Your goal |
Make a tally of the lines in the records that include the string "Rebuild", and give only that number.

Source code of charts:
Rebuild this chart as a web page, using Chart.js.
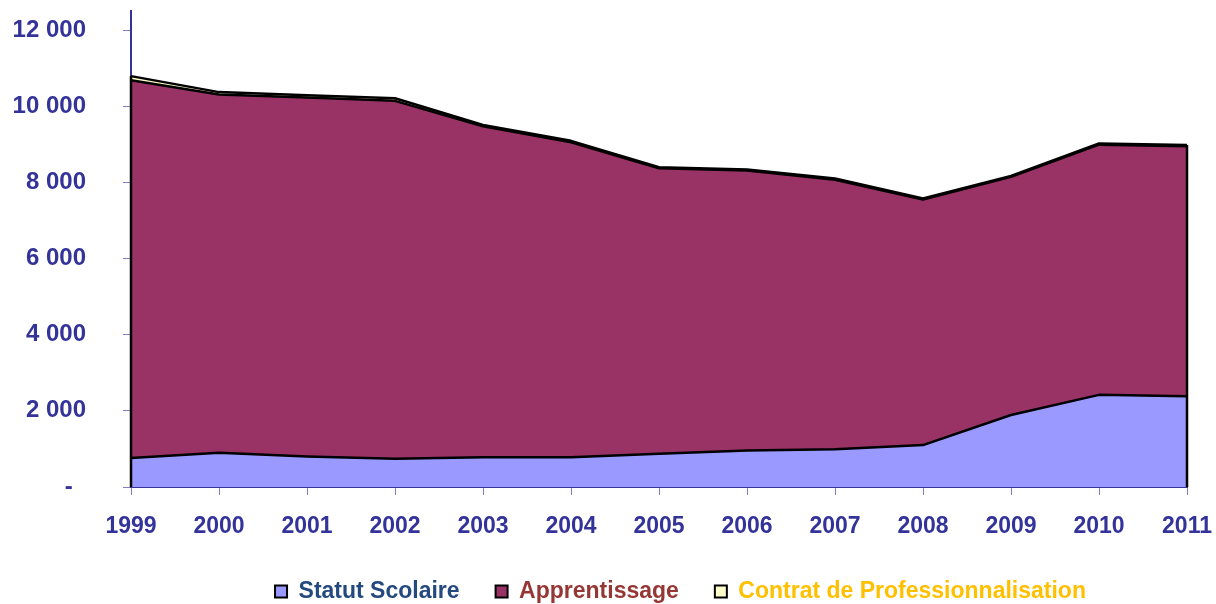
<!DOCTYPE html>
<html>
<head>
<meta charset="utf-8">
<script src="https://cdn.jsdelivr.net/npm/chart.js@4/dist/chart.umd.min.js"></script>
<style>
  html, body { margin: 0; padding: 0; background: #fff; }
  #wrap { width: 1216px; height: 604px; }
</style>
</head>
<body>
<div id="wrap"><canvas id="graficoEffectifs"></canvas></div>
<script>
// données (effectifs par voie de formation)
const annees = ['1999', '2000', '2001', '2002', '2003', '2004', '2005', '2006', '2007', '2008', '2009', '2010', '2011'];
const statutScolaire = [760, 900, 800, 740, 780, 780, 870, 960, 990, 1100, 1890, 2420, 2380];
const apprentissage = [9920, 9410, 9430, 9400, 8690, 8270, 7500, 7350, 7080, 6450, 6255, 6570, 6570];
const contratPro = [110, 60, 60, 70, 40, 40, 30, 30, 30, 30, 25, 30, 30];
const ticksY = [0, 2000, 4000, 6000, 8000, 10000, 12000];

const BLEU_AXE = '#333399';
const POLICE = "'Liberation Sans', Arial, sans-serif";

function formatMilliers(v) {
    if (v === 0) return '-  ';
    return String(v).replace(/\B(?=(\d{3})+(?!\d))/g, ' ');
}

// bords verticaux des aires (début et fin de série), comme dans Excel
const bordsAires = {
    id: 'bordsAires',
    afterDatasetsDraw(chart) {
        let ctx = chart.ctx;
        let metaHaut = chart.getDatasetMeta(chart.data.datasets.length - 1);
        let yZero = chart.scales.y.getPixelForValue(0);
        let n = metaHaut.data.length;
        ctx.save();
        ctx.strokeStyle = '#000';
        ctx.lineWidth = 2.5;
        [metaHaut.data[0], metaHaut.data[n - 1]].forEach(pt => {
            ctx.beginPath();
            ctx.moveTo(pt.x, yZero);
            ctx.lineTo(pt.x, pt.y);
            ctx.stroke();
        });
        ctx.restore();
    }
};

// décale la légende comme dans l'original
const decalageLegende = {
    id: 'decalageLegende',
    afterLayout(chart) {
        let lg = chart.legend;
        if (!lg) return;
        lg.left += 87; lg.right += 87;
        lg.top += 9; lg.bottom += 9;
    }
};

const couleursTexteLegende = ['#24497f', '#953735', '#ffc000'];

new Chart(document.getElementById('graficoEffectifs'), {
    type: 'line',
    data: {
        labels: annees,
        datasets: [
            {
                label: 'Statut Scolaire',
                data: statutScolaire,
                backgroundColor: '#9999ff',
                borderColor: '#000000',
                borderWidth: 2.5,
                fill: 'origin'
            },
            {
                label: 'Apprentissage',
                data: apprentissage,
                backgroundColor: '#993366',
                borderColor: '#000000',
                borderWidth: 2.5,
                fill: '-1'
            },
            {
                label: 'Contrat de Professionnalisation',
                data: contratPro,
                backgroundColor: '#ffffcc',
                borderColor: '#000000',
                borderWidth: 2.5,
                fill: '-1'
            }
        ]
    },
    options: {
        responsive: true,
        maintainAspectRatio: false,
        animation: false,
        layout: { padding: { top: 11, right: 29, left: 0, bottom: 0 } },
        elements: {
            point: { radius: 0, hoverRadius: 0 },
            line: { tension: 0, borderJoinStyle: 'round' }
        },
        scales: {
            x: {
                type: 'category',
                offset: false,
                z: 1,
                afterFit: s => { s.height = 48; s.paddingLeft = 0; s.paddingRight = 0; },
                grid: { drawOnChartArea: false, drawTicks: true, tickLength: 8, color: '#8080c0', lineWidth: 1 },
                border: { display: true, color: BLEU_AXE, width: 2 },
                ticks: {
                    autoSkip: false, maxRotation: 0, padding: 18,
                    color: BLEU_AXE,
                    font: { family: POLICE, size: 23, weight: 'bold' }
                }
            },
            y: {
                stacked: true,
                min: 0,
                max: 12500,
                z: 1,
                afterFit: s => { s.width = 131; s.paddingTop = 0; s.paddingBottom = 0; },
                afterBuildTicks: s => { s.ticks = ticksY.map(v => ({ value: v })); },
                grid: { drawOnChartArea: false, drawTicks: true, tickLength: 8, color: '#8080c0', lineWidth: 1 },
                border: { display: true, color: BLEU_AXE, width: 2 },
                ticks: {
                    padding: 37,
                    color: BLEU_AXE,
                    font: { family: POLICE, size: 24, weight: 'bold' },
                    callback: v => formatMilliers(v)
                }
            }
        },
        plugins: {
            tooltip: { enabled: false },
            legend: {
                position: 'bottom',
                align: 'center',
                labels: {
                    boxWidth: 12,
                    boxHeight: 12,
                    padding: 36,
                    font: { family: POLICE, size: 23, weight: 'bold' },
                    generateLabels: chart => chart.data.datasets.map((ds, i) => ({
                        text: ds.label,
                        fillStyle: ds.backgroundColor,
                        strokeStyle: '#000000',
                        lineWidth: 2,
                        fontColor: couleursTexteLegende[i],
                        hidden: false,
                        datasetIndex: i
                    }))
                }
            }
        }
    },
    plugins: [bordsAires, decalageLegende]
});
</script>
</body>
</html>
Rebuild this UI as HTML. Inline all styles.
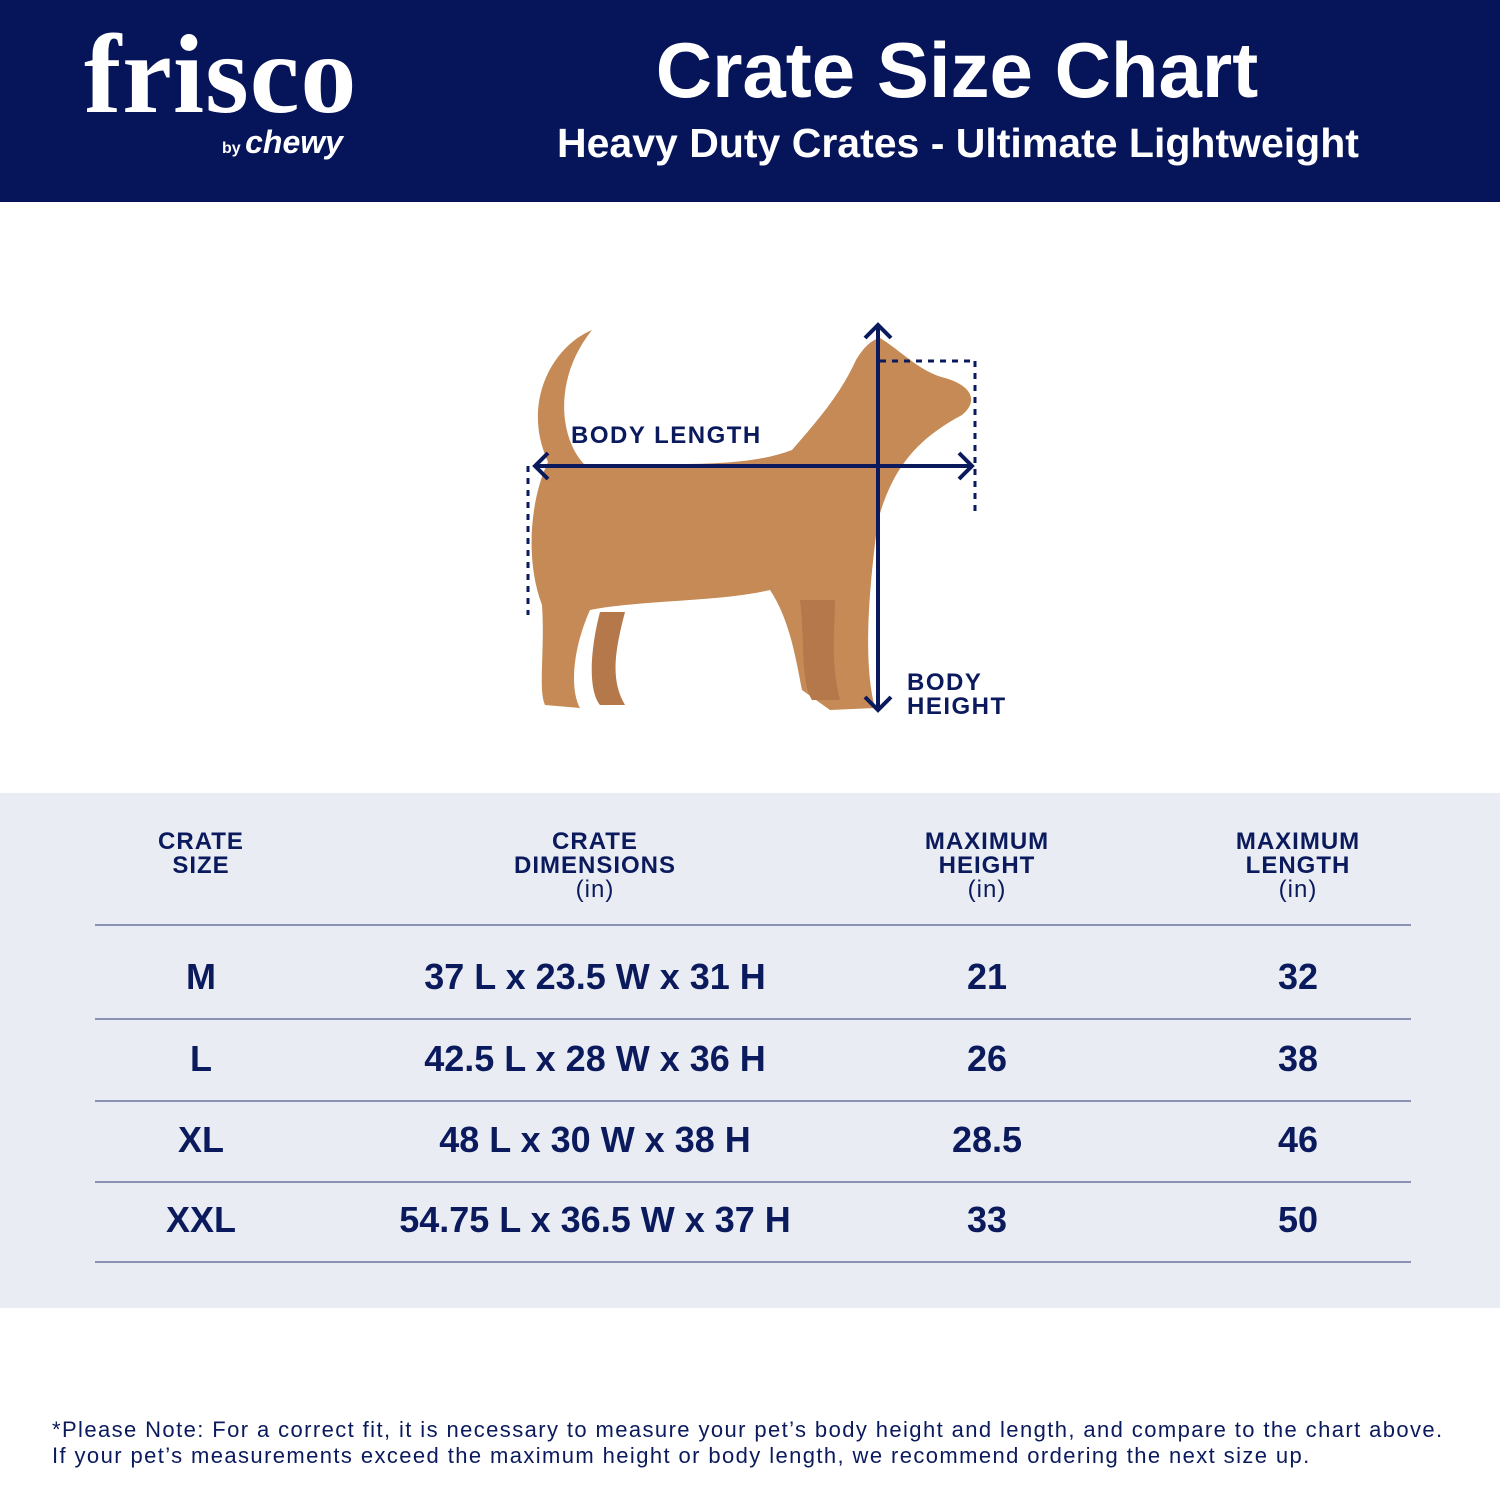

Exercise answer |
2